Let’s say you buy a fund that specializes in the blue chips—stocks issued by the traditionally most stable corporations. All of these generate dividends that themselves may reflect a decent percentage, such as 3% to 4% of the value of the stocks. But you don’t see the dividends. They are reinvested in the fund and contribute to its appearance of growth. Then you get a 1099. This represents the dividends that you earned during the prior year, another form of taxable income you have not actually received. If your fund has gone up, you will say, “Hey, I’m paying taxes because my fund went up. So what?” And your broker is making fees on the maintenance of the fund and your portfolio? Same thing. What do you care? Your fund went up. You ignore these two costs because everything that is presented to you shows that you are making money. If you don’t have the cash to pay the taxes, you can sell some of your shares in the mutual fund (at a profit, remember). No problem!

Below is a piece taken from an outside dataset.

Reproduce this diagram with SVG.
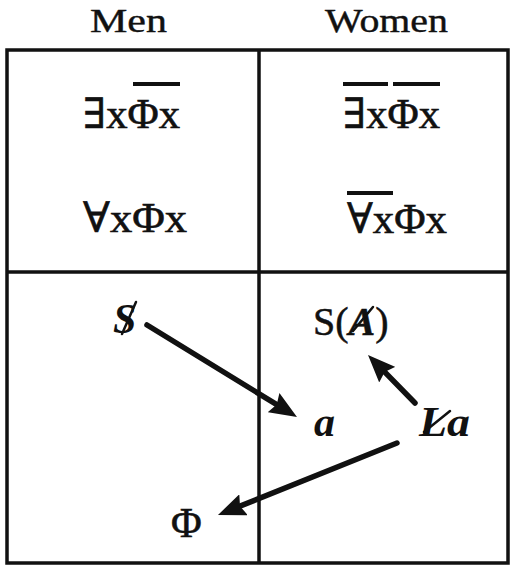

Then come years like 2000, or 2008–2009, or even the summer of 2015 when China’s apparent invincibility dissolved, throwing a wrench into an eight-year bull market, when the value of mutual stock funds went down! Yet, even as investors were looking at the sad state of their portfolios at the end of the year, they received 1099s showing what the IRS calls “gain.” Taxable gain. These were the dividends they never saw. They had to find the money to pay the tax on the gain even though their money was still tied up in the mutual funds and they didn’t have the cash to pay the tax out of their other resources. Naturally, they were reluctant to sell their shares at their low point. It was not a happy situation.